A Blog About Intellectual Property Litigation and the District of Delaware

Alpine Forget-me-not. Myosotis alpestris (1925)
Alpine Forget-me-not. Myosotis alpestris (1925) Mary Morris Vaux Walcott

Stipulations to extend time are a popular, both as a topic on this blog and in how routinely they are filed. Usually, stipulations to extend time are granted without incident, so we highlight the outliers as reminders that sometimes there’s more to it than mere agreement between the parties.

Don’t forget! If you’re stipulating to extend the:

  1. Deadline for discovery completion, or
  2. Postponement of trial

You must include the reasons for the request in your stipulation or motion.

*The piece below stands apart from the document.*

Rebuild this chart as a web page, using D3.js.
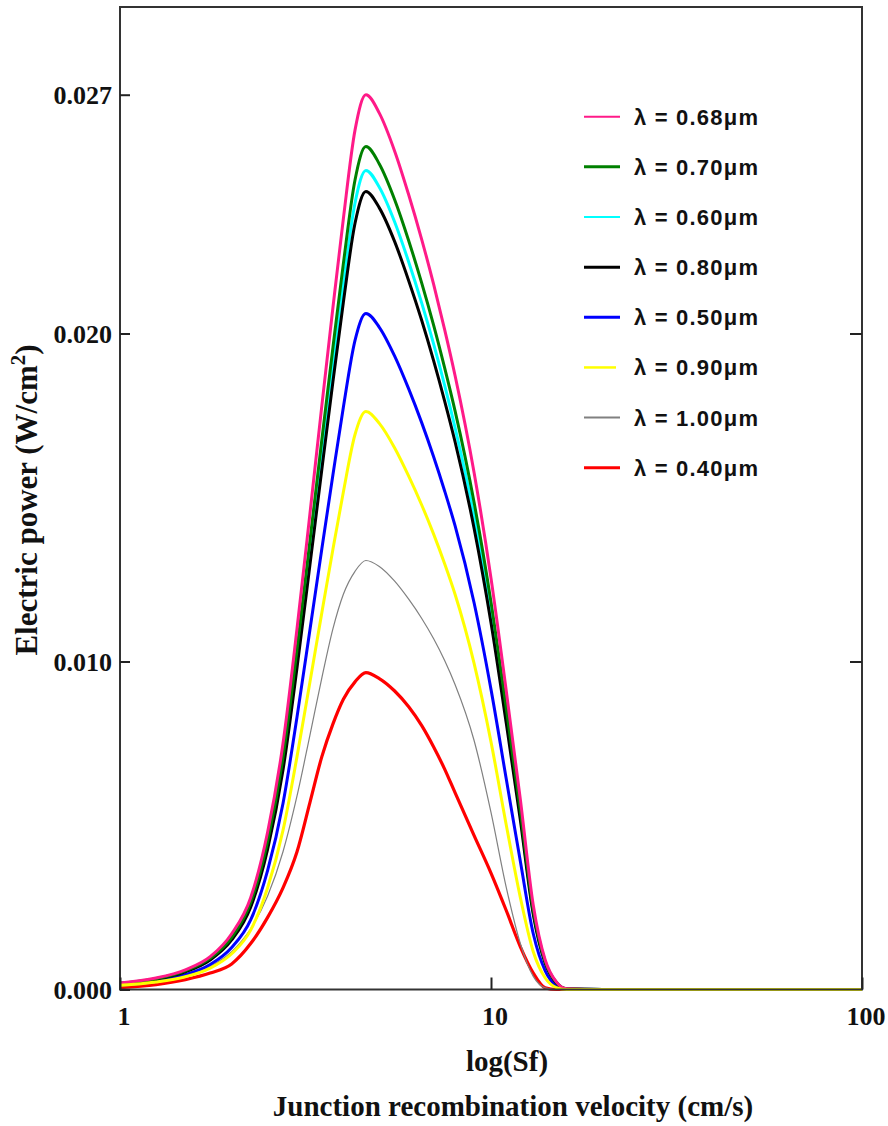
<!DOCTYPE html>
<html>
<head>
<meta charset="utf-8">
<script src="https://cdn.jsdelivr.net/npm/d3@7"></script>
<style>
  body { margin: 0; background: #fff; }
  .tick-label { font-family: "Liberation Serif", "Times New Roman", serif; font-weight: bold; font-size: 26px; fill: #111; }
  .axis-title { font-family: "Liberation Serif", "Times New Roman", serif; font-weight: bold; font-size: 29px; fill: #111; }
  .legend-text { font-family: "Liberation Sans", Arial, sans-serif; font-weight: bold; font-size: 22px; letter-spacing: 1.2px; fill: #111; }
</style>
</head>
<body>
<div id="chart"></div>
<script>
// Junction recombination velocity samples (cm/s)
var sf = [1, 1.25, 1.5, 1.75, 2, 2.25, 2.5, 2.75, 3, 3.25, 3.5, 3.75, 4, 4.3, 4.6, 5,
  5.5, 6, 6.5, 7, 7.5, 8, 9, 10, 11, 12, 13, 14, 15, 16, 20, 40, 100];

// Electric power (W/cm2), one list per wavelength
var p068 = [0.00020, 0.00035, 0.00060, 0.00100, 0.00170, 0.00280, 0.00480, 0.00750, 0.01100, 0.01450,
  0.01780, 0.02080, 0.02350, 0.02620, 0.02728, 0.02672, 0.02556, 0.02423, 0.02288, 0.02151,
  0.02012, 0.01872, 0.01577, 0.01254, 0.00908, 0.00579, 0.00257, 0.00090, 0.00023, 0.00002, 0, 0, 0];
var p070 = [0.00019, 0.00033, 0.00057, 0.00095, 0.00159, 0.00265, 0.00452, 0.00707, 0.01036, 0.01367,
  0.01676, 0.01958, 0.02213, 0.02468, 0.02570, 0.02517, 0.02408, 0.02283, 0.02155, 0.02026,
  0.01895, 0.01764, 0.01486, 0.01181, 0.00855, 0.00545, 0.00242, 0.00085, 0.00022, 0.00002, 0, 0, 0];
var p060 = [0.00018, 0.00032, 0.00055, 0.00092, 0.00155, 0.00257, 0.00439, 0.00687, 0.01006, 0.01328,
  0.01628, 0.01903, 0.02150, 0.02398, 0.02497, 0.02446, 0.02340, 0.02218, 0.02094, 0.01969,
  0.01842, 0.01713, 0.01444, 0.01148, 0.00831, 0.00530, 0.00235, 0.00082, 0.00021, 0.00002, 0, 0, 0];
var p080 = [0.00018, 0.00031, 0.00054, 0.00090, 0.00151, 0.00251, 0.00428, 0.00669, 0.00981, 0.01294,
  0.01586, 0.01854, 0.02095, 0.02336, 0.02433, 0.02383, 0.02280, 0.02161, 0.02041, 0.01918,
  0.01794, 0.01670, 0.01407, 0.01118, 0.00810, 0.00516, 0.00229, 0.00080, 0.00020, 0.00002, 0, 0, 0];
var p050 = [0.00015, 0.00026, 0.00045, 0.00076, 0.00128, 0.00212, 0.00363, 0.00567, 0.00831, 0.01096,
  0.01344, 0.01570, 0.01775, 0.01979, 0.02061, 0.02019, 0.01931, 0.01831, 0.01729, 0.01625,
  0.01520, 0.01414, 0.01180, 0.00915, 0.00640, 0.00390, 0.00170, 0.00057, 0.00012, 0.00001, 0, 0, 0];
var p090 = [0.00013, 0.00023, 0.00039, 0.00065, 0.00109, 0.00181, 0.00310, 0.00485, 0.00710, 0.00937,
  0.01149, 0.01343, 0.01517, 0.01692, 0.01762, 0.01726, 0.01651, 0.01565, 0.01478, 0.01389,
  0.01298, 0.01205, 0.00995, 0.00755, 0.00500, 0.00280, 0.00115, 0.00035, 0.00006, 0, 0, 0, 0];
var p100 = [0.00010, 0.00022, 0.00040, 0.00070, 0.00115, 0.00185, 0.00285, 0.00420, 0.00590, 0.00775,
  0.00950, 0.01100, 0.01205, 0.01275, 0.01308, 0.01290, 0.01245, 0.01190, 0.01132, 0.01070,
  0.01003, 0.00930, 0.00760, 0.00540, 0.00310, 0.00140, 0.00040, 0.00005, 0, 0, 0, 0, 0];
var p040 = [0.00006, 0.00015, 0.00030, 0.00050, 0.00078, 0.00140, 0.00220, 0.00310, 0.00420, 0.00570,
  0.00710, 0.00810, 0.00885, 0.00938, 0.00966, 0.00948, 0.00910, 0.00862, 0.00805, 0.00740,
  0.00672, 0.00600, 0.00470, 0.00355, 0.00240, 0.00130, 0.00050, 0.00005, 0, 0, 0, 0, 0];

// legend order (top to bottom)
var legendLabels = ["λ = 0.68μm", "λ = 0.70μm", "λ = 0.60μm", "λ = 0.80μm",
  "λ = 0.50μm", "λ = 0.90μm", "λ = 1.00μm", "λ = 0.40μm"];
var legendValues = [p068, p070, p060, p080, p050, p090, p100, p040];
var colors = ["#ff1a88", "#008000", "#00ffff", "#000000", "#0000ff", "#ffff00", "#808080", "#ff0000"];
var widths = [3, 3, 3, 3, 3, 3, 1.2, 3.2];
var legendWidths = [2, 3, 2, 3, 3, 2.5, 2, 3];

// drawing order (index into the legend lists), last one on top
var drawOrder = [7, 6, 4, 2, 3, 1, 0, 5];

var yTicks = [0, 0.010, 0.020, 0.02728];
var yTickLabels = ["0.000", "0.010", "0.020", "0.027"];
var xTicks = [1, 10, 100];
var xTickLabels = ["1", "10", "100"];

var svgWidth = 888;
var svgHeight = 1126;

var frame = { left: 120, top: 7, right: 862, bottom: 989.5 };

var svg = d3.select("#chart")
  .append("svg")
  .attr("width", svgWidth)
  .attr("height", svgHeight)
  .style("background", "#fff");

var xScale = d3.scaleLog()
  .domain([1, 100])
  .range([frame.left, frame.right]);

// 0.000 at the bottom frame, 0.030 at the top frame
var yScale = d3.scaleLinear()
  .domain([0, 0.03])
  .range([frame.bottom, frame.bottom - 984]);

var line = d3.line()
  .x(d => xScale(d[0]))
  .y(d => yScale(d[1]))
  .curve(d3.curveMonotoneX);

// curves
var curvesGroup = svg.append("g");
drawOrder.forEach(function(i) {
  var pts = sf.map((s, k) => [s, legendValues[i][k]]);
  curvesGroup.append("path")
    .datum(pts)
    .attr("d", line)
    .attr("fill", "none")
    .attr("stroke", colors[i])
    .attr("stroke-width", widths[i])
    .attr("stroke-linejoin", "round");
});

// frame
svg.append("rect")
  .attr("x", frame.left)
  .attr("y", frame.top)
  .attr("width", frame.right - frame.left)
  .attr("height", frame.bottom - frame.top)
  .attr("fill", "none")
  .attr("stroke", "#333")
  .attr("stroke-width", 2);

// y ticks, left (inward) and right for the inner ones
var leftAxis = d3.axisRight(yScale)
  .tickValues(yTicks)
  .tickSize(10)
  .tickFormat("");
svg.append("g")
  .attr("transform", `translate(${frame.left}, 0)`)
  .call(leftAxis)
  .call(g => g.select(".domain").remove())
  .selectAll("line").attr("stroke", "#222").attr("stroke-width", 2);

var rightAxis = d3.axisLeft(yScale)
  .tickValues(yTicks.slice(1, 3))
  .tickSize(12)
  .tickFormat("");
svg.append("g")
  .attr("transform", `translate(${frame.right}, 0)`)
  .call(rightAxis)
  .call(g => g.select(".domain").remove())
  .selectAll("line").attr("stroke", "#222").attr("stroke-width", 2);

svg.selectAll("text.ylab")
  .data(yTicks)
  .enter()
  .append("text")
  .attr("class", "tick-label ylab")
  .attr("x", 112)
  .attr("y", d => yScale(d) + 9)
  .attr("text-anchor", "end")
  .text((d, i) => yTickLabels[i]);

// x ticks (inward, bottom)
var bottomAxis = d3.axisTop(xScale)
  .tickValues(xTicks)
  .tickSize(12)
  .tickFormat("");
svg.append("g")
  .attr("transform", `translate(0, ${frame.bottom})`)
  .call(bottomAxis)
  .call(g => g.select(".domain").remove())
  .selectAll("line").attr("stroke", "#222").attr("stroke-width", 2);

svg.selectAll("text.xlab")
  .data(xTicks)
  .enter()
  .append("text")
  .attr("class", "tick-label xlab")
  .attr("x", d => xScale(d) + 4)
  .attr("y", 1025)
  .attr("text-anchor", "middle")
  .text((d, i) => xTickLabels[i]);

// axis titles
svg.append("text")
  .attr("class", "axis-title")
  .attr("x", 507)
  .attr("y", 1071)
  .attr("text-anchor", "middle")
  .text("log(Sf)");

svg.append("text")
  .attr("class", "axis-title")
  .attr("x", 513)
  .attr("y", 1116)
  .attr("text-anchor", "middle")
  .text("Junction recombination velocity (cm/s)");

var yTitle = svg.append("text")
  .attr("class", "axis-title")
  .attr("transform", "translate(37, 500) rotate(-90)")
  .attr("text-anchor", "middle")
  .style("font-size", "31px");
yTitle.append("tspan").text("Electric power (W/cm");
yTitle.append("tspan").attr("dy", -12).style("font-size", "21px").text("2");
yTitle.append("tspan").attr("dy", 12).text(")");

// legend
var legend = svg.append("g");
legendLabels.forEach(function(label, i) {
  var ly = 116.7 + i * 50.15;
  legend.append("line")
    .attr("x1", 584)
    .attr("x2", i === 5 ? 616 : 620)
    .attr("y1", ly)
    .attr("y2", ly)
    .attr("stroke", colors[i])
    .attr("stroke-width", legendWidths[i]);
  legend.append("text")
    .attr("class", "legend-text")
    .attr("x", 634)
    .attr("y", ly + 8)
    .text(label);
});
</script>
</body>
</html>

And the local rules require you to include either a supporting affidavit by the requesting counsel’s client or a certification that counsel has sent a copy of the request to the client.

This latter requirement reminds me of pre-college: in which students who received sub-optimal test scores needed to get a parental signature to prove to the teacher that the parent had seen the score and reviewed the offending test.

The parties in The Trustees of the University of Pennsylvania v. Genentech, Inc., C.A. 22-145-MN-JLH demonstrated how to correct deficiencies. Earlier this month, Judge Noreika issued an oral order denying their prior stipulation:

ORAL ORDER re 127 STIPULATION TO EXTEND TIME - IT IS HEREBY ORDERED that the stipulation is DENIED with leave to renew for failure to comply with Rule 16.4 of the Local Rules of Civil Practice and Procedure of the United States District Court for the District of Delaware. ORDERED by Judge Maryellen Noreika on 5/12/2023. (dlw) (Entered: 05/12/2023)

However, their new stipulation was so ordered last week, and it reveals that not much reasoning was needed to justify pushing the fact discovery cut-off deadline. Indeed, the reasoning was just a single sentence, explaining that “counsel for both parties . . . believe it is necessary in order to complete fact discovery, including certain depositions that had to be scheduled outside the current close of fact discovery due to witness availability.”

Note that while this short explanation sufficed in this case, Judge Williams has previously held that parties should simply agree between themselves to take depositions after the close of discovery, without filing a stipulation and involving the court.

If a party cannot get the other side to agree to postponing the fact discovery deadline, “simply needing more time” may not cut it, especially where it accompanies a contested request to postpone trial. See Dali Wireless, Inc. v. John Mezzalinguia Associates, LLC d/b/a JMA Wireless, C.A. 19-2367-RGA, D.I. 111 (D. Del. Jul. 22, 2021) (oral order):

ORAL ORDER: The Parties say they need more time, but simply needing more time is not good cause. The Courts schedule is already completely full for the foreseeable future. Thus, the motion to amend scheduling order is DENIED. If the parties want to consent to a magistrate judges handling the rest of the proceedings in this case, including the trial, they should file such a consent and the Parties can arrange a new schedule with a new judge.

Obviously, we saw a greater-than-usual number of trial postponements during the pandemic. See Baxalta Inc., Baxalta US Inc., Nektar Therapeutics v. Bayer Healthcare LLC, C.A. 17-1216-RGA, D.I. 529 at 1 n.2 (D. Del. Aug. 12, 2020) (“The parties should expect to be double- or triple-booked for trial. If public health permits at the time, the parties should expect that they may not know until the eve of trial whether their trial will move forward.”). Otherwise, stipulations to postpone a trial date are uncommon, but such stipulations are sometimes attempted.

At least in the case of stipulations to postpone discovery completion deadlines, it is not difficult. Just don’t forget the extra steps!